Implementation reality for Australian buyers

  • Odoo says smaller companies under 50 employees often work directly with Odoo using Success Packs, while mid-size and large companies typically work with a partner offering local project management services.
  • Odoo’s own project estimator says a successful implementation covers business analysis, configuration, training and coaching of key users, data import, and customisation of business flows. That is a good reminder that the software subscription is only one line item.
  • For Australian buyers, the commercial risk usually sits in local process design, data migration, training, and customisation scope rather than in the entry-level user price itself.
  • If a proposal looks inexpensive, check whether reporting, cutover support, localisation needs, integrations, warehouse mobility, and post-go-live ownership have been budgeted explicitly or quietly deferred.

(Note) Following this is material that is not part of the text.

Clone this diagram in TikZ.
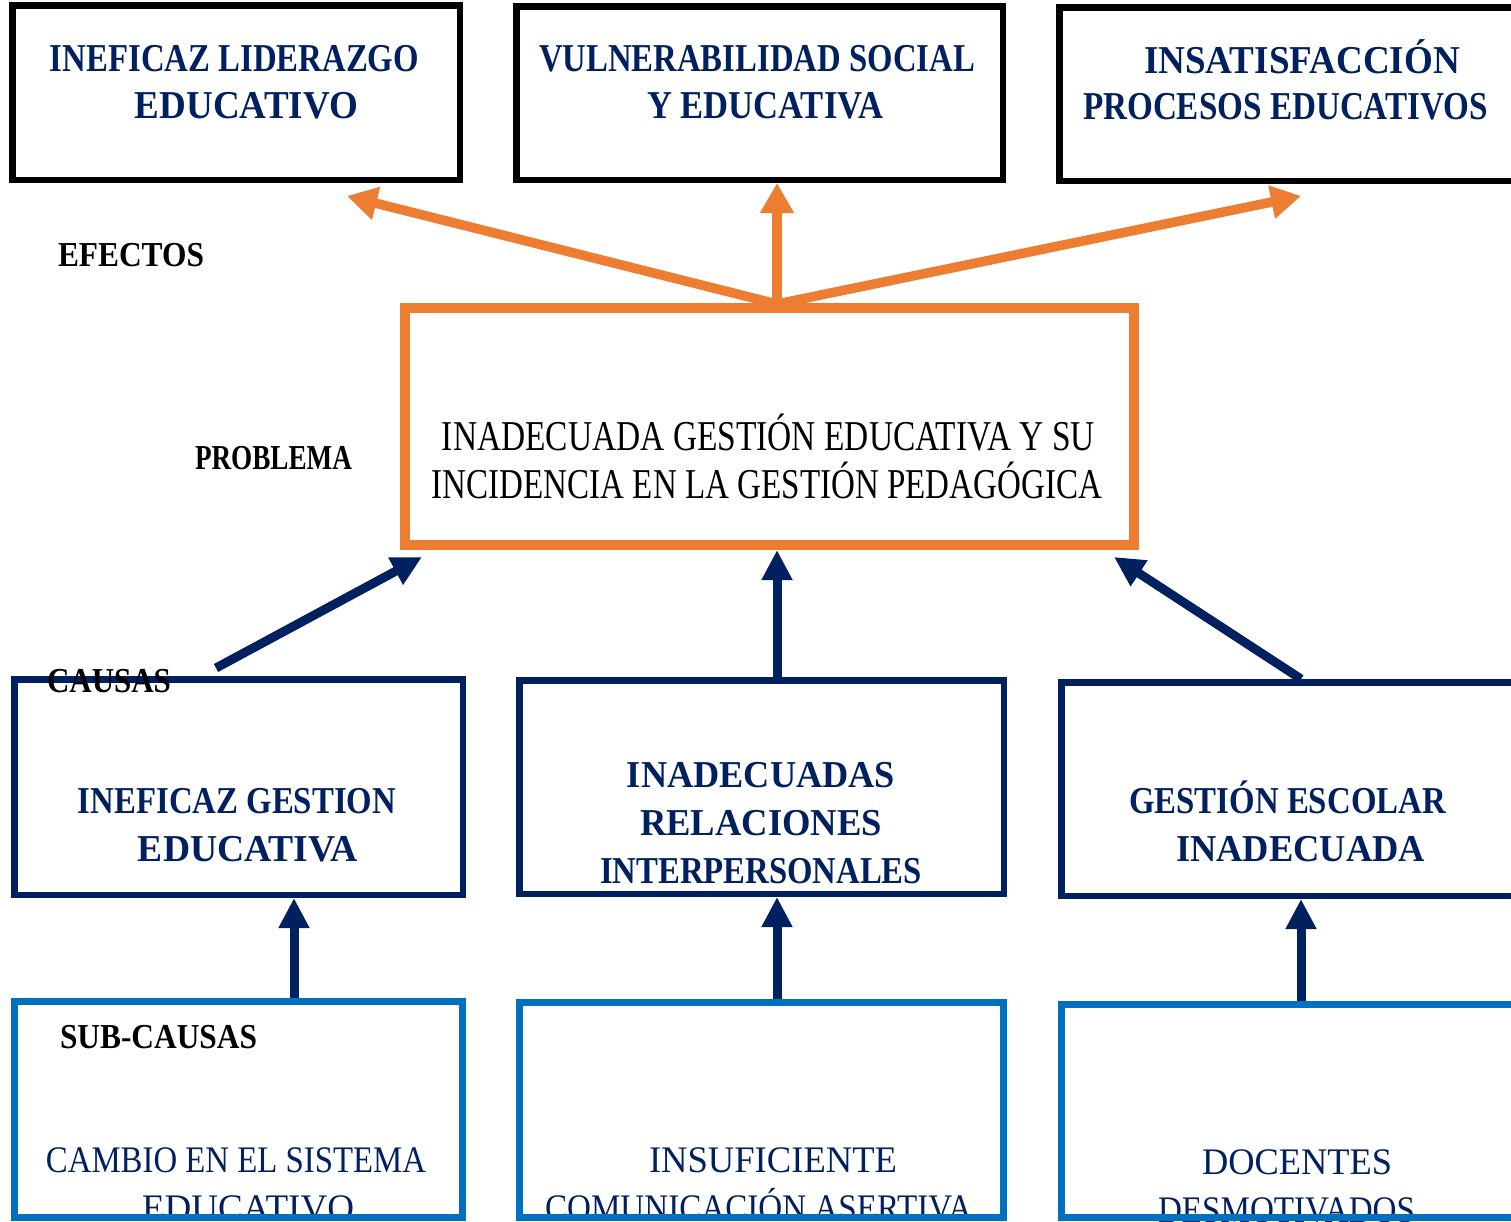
\documentclass[tikz,border=0pt]{standalone}
\usepackage{fontspec}
\usepackage{graphicx}
\setmainfont{Liberation Serif}
\usetikzlibrary{arrows.meta,fit}
\definecolor{navy}{HTML}{002060}
\definecolor{orng}{HTML}{ED7D31}
\definecolor{lblue}{HTML}{0070C0}
\newcommand{\fitw}[2]{\resizebox{#1pt}{\height}{#2}}
\tikzset{
  txt/.style={anchor=base, inner sep=0pt, outer sep=0pt},
  lbl/.style={anchor=base west, inner sep=0pt, outer sep=0pt, text=black, font=\fontsize{35}{42}\selectfont\bfseries},
  efftxt/.style={txt, text=navy, font=\fontsize{39.5}{47}\selectfont\bfseries},
  probtxt/.style={txt, text=black, font=\fontsize{42.5}{49}\selectfont},
  caustxt/.style={txt, text=navy, font=\fontsize{38}{47}\selectfont\bfseries},
  subtxt/.style={txt, text=navy, font=\fontsize{37.5}{47}\selectfont},
  ebox/.style={draw=black, line width=6.5pt, inner sep=0pt},
  pbox/.style={draw=orng, line width=10pt, inner sep=0pt},
  cbox/.style={draw=navy, line width=6.5pt, inner sep=0pt},
  sbox/.style={draw=lblue, line width=7pt, inner sep=0pt},
  oarrow/.style={draw=orng, line width=9.5pt, -{Triangle[length=30pt,width=32pt]}},
  narrow/.style={draw=navy, line width=9pt, -{Triangle[length=30pt,width=29pt]}},
}
\begin{document}
\begin{tikzpicture}[x=1pt,y=-1pt]
\useasboundingbox (0,0) rectangle (1511,1221);
\clip (0,0) rectangle (1511,1221);
\fill[white] (0,0) rectangle (1511,1221);

% sub-cause texts (under the box borders)
\node[subtxt] (s1a) at (236,1172) {\fitw{380}{CAMBIO EN EL SISTEMA}};
\node[subtxt] (s1b) at (248,1220) {\fitw{212}{EDUCATIVO}};
\node[subtxt] (s2a) at (773,1172) {\fitw{248}{INSUFICIENTE}};
\node[subtxt] (s2b) at (758.5,1220) {\fitw{427}{COMUNICACIÓN ASERTIVA}};
\node[subtxt] (s3a) at (1297,1174) {\fitw{190}{DOCENTES}};
\node[subtxt] (s3b) at (1286.5,1222) {\fitw{257}{DESMOTIVADOS}};

% boxes
\node[ebox, fit={(12.25,5.25) (459.75,179.75)}] (E1) {};
\node[ebox, fit={(516.25,6.25) (1002.75,179.75)}] (E2) {};
\node[ebox, fit={(1059.25,7.25) (1530,180.75)}] (E3) {};
\node[pbox, fit={(405,308) (1134,545)}] (P) {};
\node[cbox, fit={(14.25,679.25) (462.75,894.75)}] (C1) {};
\node[cbox, fit={(519.25,680.25) (1003.75,893.75)}] (C2) {};
\node[cbox, fit={(1061.25,682.25) (1530,895.75)}] (C3) {};
\node[sbox, fit={(14.5,1001.5) (462.5,1217.5)}] (S1) {};
\node[sbox, fit={(519.5,1002.5) (1003.5,1217.5)}] (S2) {};
\node[sbox, fit={(1061.5,1004.5) (1530,1217.5)}] (S3) {};

% effect texts
\node[efftxt] (e1a) at (234.5,71) {\fitw{369}{INEFICAZ LIDERAZGO}};
\node[efftxt] (e1b) at (246.5,118) {\fitw{223}{EDUCATIVO}};
\node[efftxt] (e2a) at (757,71) {\fitw{436}{VULNERABILIDAD SOCIAL}};
\node[efftxt] (e2b) at (765,118) {\fitw{236}{Y EDUCATIVA}};
\node[efftxt] (e3a) at (1302,73) {\fitw{316}{INSATISFACCIÓN}};
\node[efftxt] (e3b) at (1285.5,119) {\fitw{405}{PROCESOS EDUCATIVOS}};

% problem text
\node[probtxt] (pa) at (768.5,450) {\fitw{653}{INADECUADA GESTIÓN EDUCATIVA Y SU}};
\node[probtxt] (pb) at (767,498) {\fitw{670}{INCIDENCIA EN LA GESTIÓN PEDAGÓGICA}};

% cause texts
\node[caustxt] (c1a) at (237,813) {\fitw{318}{INEFICAZ GESTION}};
\node[caustxt] (c1b) at (248,861) {\fitw{220}{EDUCATIVA}};
\node[caustxt] (c2a) at (761,787) {\fitw{268}{INADECUADAS}};
\node[caustxt] (c2b) at (761,835) {\fitw{242}{RELACIONES}};
\node[caustxt] (c2c) at (761,883) {\fitw{322}{INTERPERSONALES}};
\node[caustxt] (c3a) at (1287.5,813) {\fitw{317}{GESTIÓN ESCOLAR}};
\node[caustxt] (c3b) at (1300.5,861) {\fitw{249}{INADECUADA}};

% side labels
\node[lbl] (lef) at (58,266) {\fitw{146}{EFECTOS}};
\node[lbl] (lpr) at (195,469) {\fitw{157}{PROBLEMA}};
\node[lbl] (lca) at (47,692) {\fitw{124}{CAUSAS}};
\node[lbl] (lsc) at (60,1048) {\fitw{197}{SUB-CAUSAS}};

% connector end points
\coordinate (po) at (777,304);
\coordinate (tE1) at (347,196);
\coordinate (tE3) at (1301,196);
\coordinate (tPL) at (422,557);
\coordinate (tPR) at (1114,557);
\coordinate (c1o) at (216,668);
\coordinate (c3o) at (1301,679);

% effect arrows
\draw[oarrow] (po) -- (tE1);
\draw[oarrow] (po) -- (E2.south -| 777,0);
\draw[oarrow] (po) -- (tE3);

% cause arrows
\draw[narrow] (c1o) -- (tPL);
\draw[narrow] (C2.north -| 777,0) -- (P.south -| 777,0);
\draw[narrow] (c3o) -- (tPR);

% sub-cause arrows
\draw[narrow] (S1.north -| 294,0) -- (C1.south -| 294,0);
\draw[narrow] (S2.north -| 777,0) -- (C2.south -| 777,0);
\draw[narrow] (S3.north -| 1301,0) -- (C3.south -| 1301,0);
\end{tikzpicture}
\end{document}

The cost items buyers usually underestimate

  • Plan drift. Teams often start on the assumption of Standard, then discover that integrations, multi-company structure, or modest customisation needs force a move to Custom.
  • Odoo.sh and custom-code overhead. Odoo states Odoo.sh hosting is not included in the subscription price, and custom code maintenance is also outside the base plans.
  • In-app usage credits. SMS, contact enrichment, lead generation, and AI bill or expense scanning are listed by Odoo as extra credits, not part of the standard subscription fee.
  • Local delivery effort. Australian projects still need workshop time, training, testing, migration, and first-month support, even when the platform’s list pricing looks simple.

A practical way to budget Odoo in Australia

  • Step 1: build the role and integration map before discussing plan choice. If the business expects external integrations, multi-company, or bespoke workflows, test Custom immediately instead of hoping Standard will stretch.
  • Step 2: separate subscription, hosting, implementation, customisation, and support into different budget lines. This makes Odoo easier to compare fairly with Business Central and NetSuite.
  • Step 3: use the first-year discount carefully. Odoo’s current pricing page shows introductory discounted pricing for initial users, so the steady-state run rate can be higher than the first quote suggests.
  • Step 4: ask who owns local delivery. Odoo’s own guidance points mid-size buyers toward partners, so assess Australian partner capability, support model, and project governance before assuming the commercial model is settled.
  • Step 5: pressure-test whether staying close to standard process is a real leadership choice or just a budgeting assumption. That decision usually determines whether Odoo remains commercially attractive after go-live.

When Odoo pricing changes the shortlist

  • Keep Odoo high on the shortlist if the business wants broad application coverage, can stay close to standard, and the operating model does not depend on heavy external integration or bespoke logic.
  • Re-test Odoo carefully if stakeholders already expect custom workflow, several third-party connections, or deeper warehouse and manufacturing tailoring. Those needs usually move the conversation from Standard pricing to Custom and partner-led delivery quickly.
  • Compare against Business Central or NetSuite using the full three-year cost picture, not only the per-user subscription. Software cost, implementation risk, partner strength, and support discipline should be assessed together.

FAQ

  • Is Odoo really one price for all apps? Odoo says both Standard and Custom include all apps for a single fee, but that does not mean implementation, Odoo.sh hosting, custom-code support, or in-app credits are included.
  • Can Australian buyers stay on Standard long term? Some can, especially if they avoid custom code and external API requirements. Many growing businesses discover that integration or multi-company needs push them toward Custom.
  • Is implementation included in the subscription? No. Odoo explicitly says implementation services and expert services are not included in the base plans.
  • Is Odoo automatically cheaper than Business Central or NetSuite? Not always. The answer depends on plan choice, customisation, local partner effort, and the amount of integration and support the business really needs.